The same campaign is underway in Florida, where Governor Ron DeSantis signed a law in April allowing the state to designate groups as “domestic terrorist organizations,” after an executive order that declared the Muslim Brotherhood and CAIR terrorist organizations was blocked by a federal judge.

The Democrats, for their part, offer no way forward in the fight against Christian nationalism. Their opposition is not based on a defense of secularism, science, historical truth or the democratic rights of the working class, but on their own adaptation to religion and nationalism. James Talarico, the Democratic nominee for US Senate in Texas and a graduate of the Austin Presbyterian Theological Seminary, has defended the separation of church and state as a means of preserving both religion and the capitalist state, warning that when religion becomes “too cozy with power,” it loses its “prophetic voice.” But Talarico’s own campaign program invokes religion and morality in the service of American imperialism, declaring support for the US-NATO war against Russia in Ukraine, defending Israel’s supposed “right to defend its people,” and endorsing continued support for “defensive systems like the Iron Dome.”

This is the familiar two-step of the Democratic Party and its “progressive” representatives. They criticize the excesses of the Republican right while accepting the basic framework of American militarism and Zionism. Talarico calls for limiting “offensive” weapons to Israel while supporting the continued arming of the Zionist state, which is carrying out genocide in Gaza, ethnic cleansing in the West Bank and military attacks throughout the region. No such “defensive” weapons are proposed for the besieged Palestinians. His appeals to defend the Uyghurs and other persecuted peoples likewise echo the language of US “human rights” imperialism, used for decades to justify interventions, sanctions and wars from Iraq and Yugoslavia to Libya, Yemen and beyond.

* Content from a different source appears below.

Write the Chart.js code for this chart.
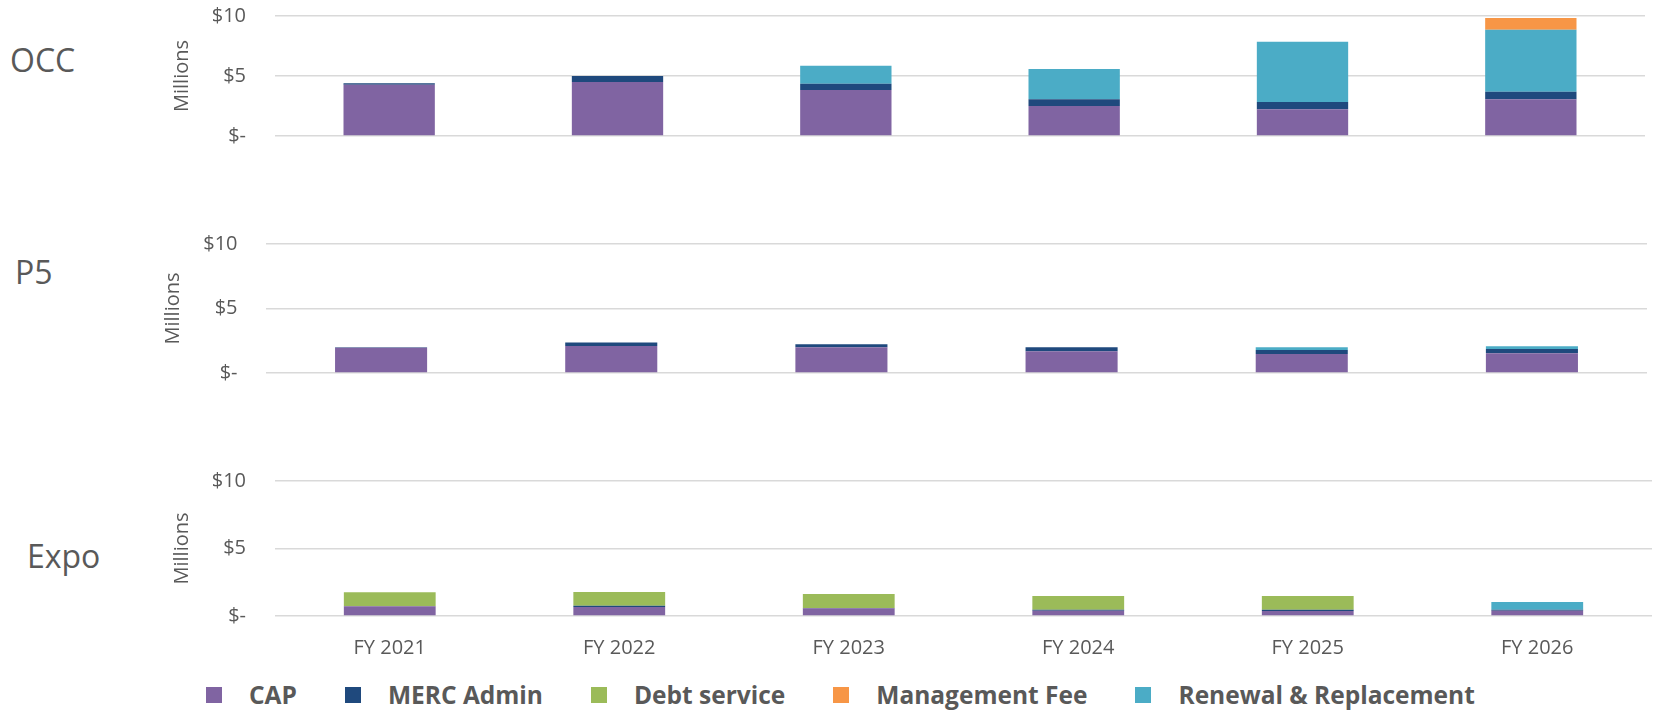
<!DOCTYPE html>
<html>
<head>
<meta charset="utf-8">
<script src="https://cdn.jsdelivr.net/npm/chart.js@4.4.1/dist/chart.umd.min.js"></script>
<style>
  body { margin: 0; background: #fff; width: 1654px; height: 710px; overflow: hidden; position: relative; font-family: 'Open Sans', sans-serif; }
  canvas { position: absolute; left: 0; }
  .venue { position: absolute; font-size: 32px; line-height: 32px; color: #595959; }
  #legend { position: absolute; left: 206px; top: 678px; display: flex; align-items: center; }
  .item { display: flex; align-items: center; margin-right: 48px; font-weight: bold; font-size: 24.5px; color: #595959; }
  .swatch { width: 16px; height: 16px; margin-right: 27px; }
</style>
</head>
<body>
<div class="venue" style="left:10px;top:44px">OCC</div>
<div class="venue" style="left:15px;top:256px">P5</div>
<div class="venue" style="left:27px;top:540px">Expo</div>
<canvas id="occ" width="1654" height="152" style="top:0px"></canvas>
<canvas id="p5" width="1654" height="160" style="top:228px"></canvas>
<canvas id="expo" width="1654" height="200" style="top:465px"></canvas>
<div id="legend"></div>
<script>
const years = ['FY 2021', 'FY 2022', 'FY 2023', 'FY 2024', 'FY 2025', 'FY 2026'];
const seriesNames = ['CAP', 'MERC Admin', 'Debt service', 'Management Fee', 'Renewal & Replacement'];
const seriesColors = ['#8064A2', '#1F497D', '#9BBB59', '#F79646', '#4BACC6'];
// bottom-to-top order of the stack (Management Fee sits on top)
const stackOrder = [0, 1, 2, 4, 3];

// values in $ millions
const occCap   = [4.28, 4.5, 3.83, 2.5, 2.22, 3.06];
const occMerc  = [0.12, 0.5, 0.53, 0.56, 0.61, 0.63];
const occDebt  = [0, 0, 0, 0, 0, 0];
const occMgmt  = [0, 0, 0, 0, 0, 0.97];
const occRenew = [0, 0, 1.5, 2.52, 5.03, 5.17];

const p5Cap   = [1.95, 2.1, 2.0, 1.69, 1.48, 1.53];
const p5Merc  = [0.05, 0.27, 0.23, 0.31, 0.31, 0.34];
const p5Debt  = [0, 0, 0, 0, 0, 0];
const p5Mgmt  = [0, 0, 0, 0, 0, 0];
const p5Renew = [0, 0, 0, 0, 0.21, 0.21];

const expoCap   = [0.72, 0.67, 0.57, 0.39, 0.37, 0.39];
const expoMerc  = [0, 0.09, 0.02, 0.08, 0.1, 0.08];
const expoDebt  = [1.04, 1.02, 1.04, 1.01, 1.01, 0];
const expoMgmt  = [0, 0, 0, 0, 0, 0];
const expoRenew = [0, 0, 0, 0, 0, 0.57];

const yTicks = { 0: '$-', 5: '$5', 10: '$10' };

Chart.defaults.font.family = "'Open Sans', sans-serif";
Chart.defaults.color = '#595959';

function makeChart(id, series, opt) {
  const datasets = stackOrder.map((i) => ({
    label: seriesNames[i],
    data: series[i],
    backgroundColor: seriesColors[i],
    borderWidth: 0,
    barPercentage: 0.4,
    categoryPercentage: 1.0
  }));
  const xAxis = {
    stacked: true,
    display: opt.showX,
    grid: { display: false, drawTicks: false },
    border: { display: false },
    ticks: { font: { size: 20 }, padding: 20 }
  };
  if (opt.showX) xAxis.afterFit = (s) => { s.height = 49; };
  return new Chart(document.getElementById(id), {
    type: 'bar',
    data: { labels: years, datasets },
    options: {
      responsive: false,
      animation: false,
      layout: { padding: opt.padding },
      plugins: { legend: { display: false }, tooltip: { enabled: false } },
      scales: {
        x: xAxis,
        y: {
          stacked: true,
          min: 0,
          max: 10,
          // invisible tick marks push the labels away from the plot
          grid: { color: '#d9d9d9', lineWidth: 1.5, drawTicks: true, tickLength: opt.tickPad, tickColor: 'rgba(0,0,0,0)' },
          border: { display: false },
          ticks: {
            stepSize: 5,
            padding: 0,
            font: { size: 20 },
            callback: (v) => yTicks[v]
          },
          title: {
            display: true,
            text: 'Millions',
            font: { size: 20 },
            padding: { top: opt.titleX - 12, bottom: 0 }
          },
          afterFit: (s) => { s.width = opt.axisWidth; }
        }
      }
    }
  });
}

makeChart('occ', [occCap, occMerc, occDebt, occMgmt, occRenew],
  { padding: { top: 16, bottom: 16, left: 0, right: 9 }, showX: false, axisWidth: 275, tickPad: 29, titleX: 182 });
makeChart('p5', [p5Cap, p5Merc, p5Debt, p5Mgmt, p5Renew],
  { padding: { top: 16, bottom: 15, left: 0, right: 7 }, showX: false, axisWidth: 266, tickPad: 28.5, titleX: 173 });
makeChart('expo', [expoCap, expoMerc, expoDebt, expoMgmt, expoRenew],
  { padding: { top: 16, bottom: 0, left: 0, right: 2 }, showX: true, axisWidth: 275, tickPad: 29, titleX: 182 });

// legend
const legend = document.getElementById('legend');
seriesNames.forEach((name, i) => {
  const item = document.createElement('div');
  item.className = 'item';
  const sw = document.createElement('span');
  sw.className = 'swatch';
  sw.style.background = seriesColors[i];
  item.appendChild(sw);
  item.appendChild(document.createTextNode(name));
  legend.appendChild(item);
});
</script>
</body>
</html>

The drive to impose Christian nationalism in Texas schools is not a sign of confidence, but of crisis. The ruling class is terrified of the growth of a powerful, diverse and internationally connected working class in Texas, one that has nothing in common with the backward “traditional values” invoked by Abbott, Patrick and the Republican right. The promotion of religious obscurantism, nationalism and anti-Muslim chauvinism is aimed at dividing this working class and subordinating it to the needs of American capitalism and imperialism.

The defense of secular public education, historical truth and democratic rights cannot be entrusted to the Democrats, the courts or any faction of the capitalist political establishment. It requires the independent mobilization of workers and youth against the entire framework of Christian nationalism, censorship, war and dictatorship, on the basis of a socialist and internationalist program.